Mary Kenny has done really detailed
research, visiting all the places where Joyce lived and interviewing everyone
who knew him or even had good second hand recollections of him. This is a
fascinating book about a man who was highly intelligent, but unbalanced and
volatile.
By any standard he was a contrarian and an
extremist.
As a 15 year old in 1922, he had to flee to
England from Galway, where he had been brought up in a relatively prosperous
family, because he was at risk of being assassinated because he was informing the
British forces of the whereabouts of local republicans. His father, though a Catholic,
opposed Irish separation from the United Kingdom and the young Joyce took that opinion
to extremes. The family eventually
followed him to England as some of their Irish properties were burned during
the Irish Civil War.
In England, he became, at first, a
fanatical British patriot and anti Semite. He was prominent in various Fascist
movements. He even formed a breakaway party of his own. But the British people
rejected his ideas and he became disillusioned.

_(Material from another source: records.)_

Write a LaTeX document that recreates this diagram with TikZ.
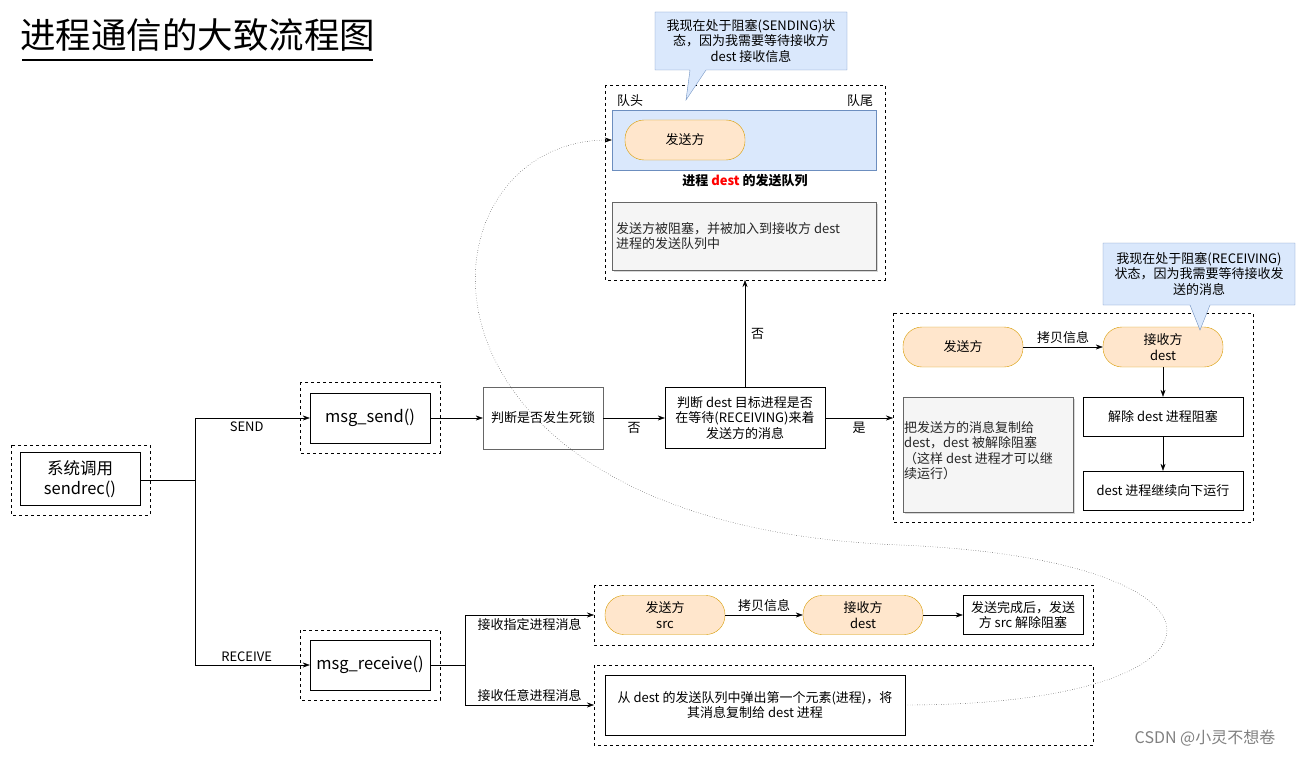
\documentclass[tikz,border=0pt]{standalone}
\usepackage{fontspec}
\setmainfont{Noto Sans CJK SC}
\usetikzlibrary{arrows.meta,shadows}
\definecolor{bl}{HTML}{DAE8FC}\definecolor{bld}{HTML}{6C8EBF}
\definecolor{or}{HTML}{FFE6CC}\definecolor{ord}{HTML}{D79B00}
\definecolor{gr}{HTML}{F5F5F5}\definecolor{grd}{HTML}{666666}
\begin{document}
\begin{tikzpicture}[x=1pt,y=-1pt,
 every node/.style={font=\fontsize{13}{15.5}\selectfont,align=center,inner sep=0pt},
 dbox/.style={draw,dashed,thin},
 box/.style={draw,thin,fill=white},
 big/.style={font=\fontsize{16.5}{20}\selectfont},
 orn/.style={draw=ord,fill=or,rounded corners=19pt},
 gbox/.style={draw=grd,fill=gr,drop shadow={shadow xshift=2pt,shadow yshift=-2pt,fill=gray!60}},
 call/.style={draw=bld,fill=bl},
 arr/.style={-{Stealth[length=7pt,width=5pt]}},
 lab/.style={font=\fontsize{13}{15.5}\selectfont}]
\useasboundingbox (0,0) rectangle (1306,757);
\node[anchor=west,font=\fontsize{35.5}{40}\selectfont] (title) at (20,35) {进程通信的大致流程图};
\draw[line width=1.8pt] (22,60) -- (373,60);
% system call
\draw[dbox] (11,445) rectangle (150,515);
\node[box,big,minimum width=120pt,minimum height=53pt] (sys) at (80,479) {系统调用\\sendrec()};
\coordinate (j0) at (140,480);
\coordinate (j1) at (195,480);
\draw[solid] (j0) -- (j1);
\draw (195,418) -- (195,665);
% msg_send
\draw[dbox] (300,382) rectangle (440,453);
\node[box,big,minimum width=120pt,minimum height=50pt] (ms) at (370,418) {msg\_send()};
\draw[arr] (195,418) -- (ms.west) node[pos=0.45,below=4pt,lab]{SEND};
\node[box,draw=grd,minimum width=120pt,minimum height=62pt] (dl) at (543,418) {判断是否发生死锁};
\draw[arr] (ms.east) -- (dl.west);
\node[box,minimum width=160pt,minimum height=61pt] (jd) at (745,418) {判断 dest 目标进程是否\\在等待(RECEIVING)来着\\发送方的消息};
\draw[arr] (dl.east) -- (jd.west) node[midway,below=4pt,lab]{否};
% top box
\draw[dbox] (605,85) rectangle (885,280);
\node (qh) at (630,101) {队头};
\node (qt) at (860,101) {队尾};
\node[call,minimum width=264pt,minimum height=60pt] (queue) at (744,140) {};
\node[orn,minimum width=120pt,minimum height=40pt] (s1) at (685,140) {发送方};
\node[font=\fontsize{13}{15.5}\selectfont\bfseries] (qlab) at (745,181) {进程 \textcolor{red}{dest} 的发送队列};
\node[gbox,minimum width=264pt,minimum height=68pt] (g1) at (744,236) {};
\node[anchor=west,align=left,text=black!85] (g1t) at (616,236) {发送方被阻塞，并被加入到接收方 dest\\进程的发送队列中};
\draw[arr] (jd.north) -- (745,280) node[midway,right=6pt,lab]{否};
\draw[call] (655,12) -- (847,12) -- (847,70) -- (706,70) -- (686,100) -- (690,70) -- (655,70) -- cycle;
\node (c1) at (751,41) {我现在处于阻塞(SENDING)状\\态，因为我需要等待接收方\\dest 接收信息};
% right box
\draw[dbox] (893,313) rectangle (1253,522);
\draw[arr] (jd.east) -- (893,418) node[midway,below=4pt,lab]{是};
\node[orn,minimum width=120pt,minimum height=40pt] (s2) at (963,347) {发送方};
\node[orn,minimum width=120pt,minimum height=40pt] (r2) at (1163,347) {接收方\\dest};
\draw[arr] (s2.east) -- (r2.west) node[midway,above=3pt,lab]{拷贝信息};
\draw[call] (1103,243) -- (1295,243) -- (1295,305) -- (1210,305) -- (1200,330) -- (1190,305) -- (1103,305) -- cycle;
\node (c2) at (1199,274) {我现在处于阻塞(RECEIVING)\\状态，因为我需要等待接收发\\送的消息};
\node[box,minimum width=160pt,minimum height=39pt] (u1) at (1163,416.5) {解除 dest 进程阻塞};
\node[box,minimum width=160pt,minimum height=39pt] (u2) at (1163,490.5) {dest 进程继续向下运行};
\draw[arr] (r2.south) -- (u1.north);
\draw[arr] (u1.south) -- (u2.north);
\node[gbox,minimum width=170pt,minimum height=115pt] (g2) at (988,454.5) {};
\node[anchor=north west,align=left,text=black!85] (g2t) at (904,421) {把发送方的消息复制给\\dest，dest 被解除阻塞\\（这样 dest 进程才可以继\\续运行）};
% receive
\draw[dbox] (300,630) rectangle (440,700);
\node[box,big,minimum width=120pt,minimum height=50pt] (mr) at (370,665) {msg\_receive()};
\draw[arr] (195,665) -- (mr.west) node[pos=0.45,above=3pt,lab]{RECEIVE};
\draw (mr.east) -- (465,665);
\draw (465,615) -- (465,705);
\draw[dbox] (594,585) rectangle (1093,645);
\draw[dbox] (594,665) rectangle (1093,745);
\coordinate (b1) at (594,615);
\coordinate (b2) at (594,705);
\draw[arr] (465,615) -- (b1) node[midway,below=3pt,lab]{接收指定进程消息};
\draw[arr] (465,705) -- (b2) node[midway,above=3pt,lab]{接收任意进程消息};
\node[orn,minimum width=120pt,minimum height=39pt] (s3) at (665,615) {发送方\\src};
\node[orn,minimum width=120pt,minimum height=39pt] (r3) at (863,615) {接收方\\dest};
\draw[arr] (s3.east) -- (r3.west) node[midway,above=3pt,lab]{拷贝信息};
\node[box,minimum width=120pt,minimum height=39pt] (f3) at (1023,615) {发送完成后，发送\\方 src 解除阻塞};
\draw[arr] (r3.east) -- (f3.west);
\node[box,minimum width=300pt,minimum height=60pt] (pop) at (755,705) {从 dest 的发送队列中弹出第一个元素(进程)，将\\其消息复制给 dest 进程};
\draw[dotted,arr,thin] (pop.east) .. controls (1250,705) and (1260,560) .. (900,545)
  .. controls (380,525) and (410,140) .. (queue.west);
\node[text=gray,font=\fontsize{16}{19}\selectfont] (wm) at (1205,738) {CSDN @小灵不想卷};
\end{tikzpicture}
\end{document}
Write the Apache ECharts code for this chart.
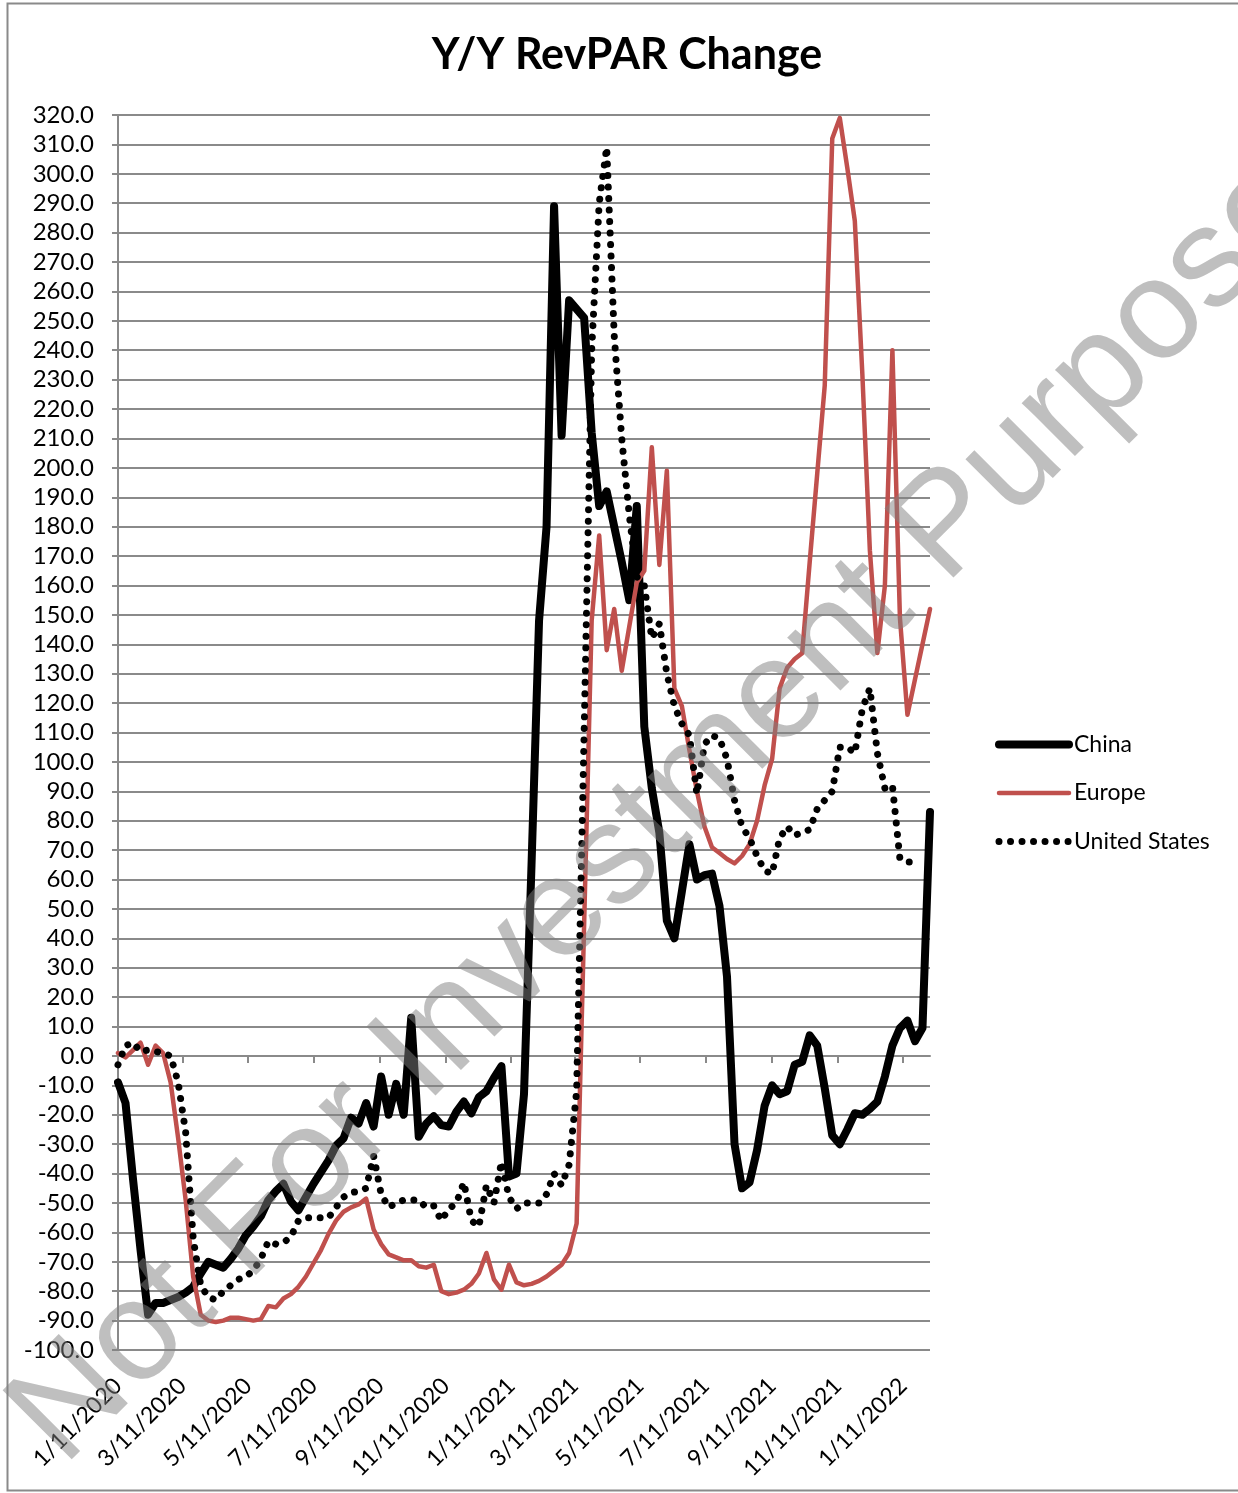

Then, within days of war breaking out in autumn 1939, Joyce
got a tip off that he was about to be interned because of his pro German
agitation. He and his wife then took,
what was probably one of the last, trains to Germany before hostilities closed
all transport links, and arrived in Berlin just as Britain declared war.
Almost by chance, he got a job in the
English speaking service of German Radio.
He was a natural broadcaster, witty and sarcastic, and acquired a big following
in the early years of the war. His broadcasts were also popular in Ireland
where there was some pro German feeling.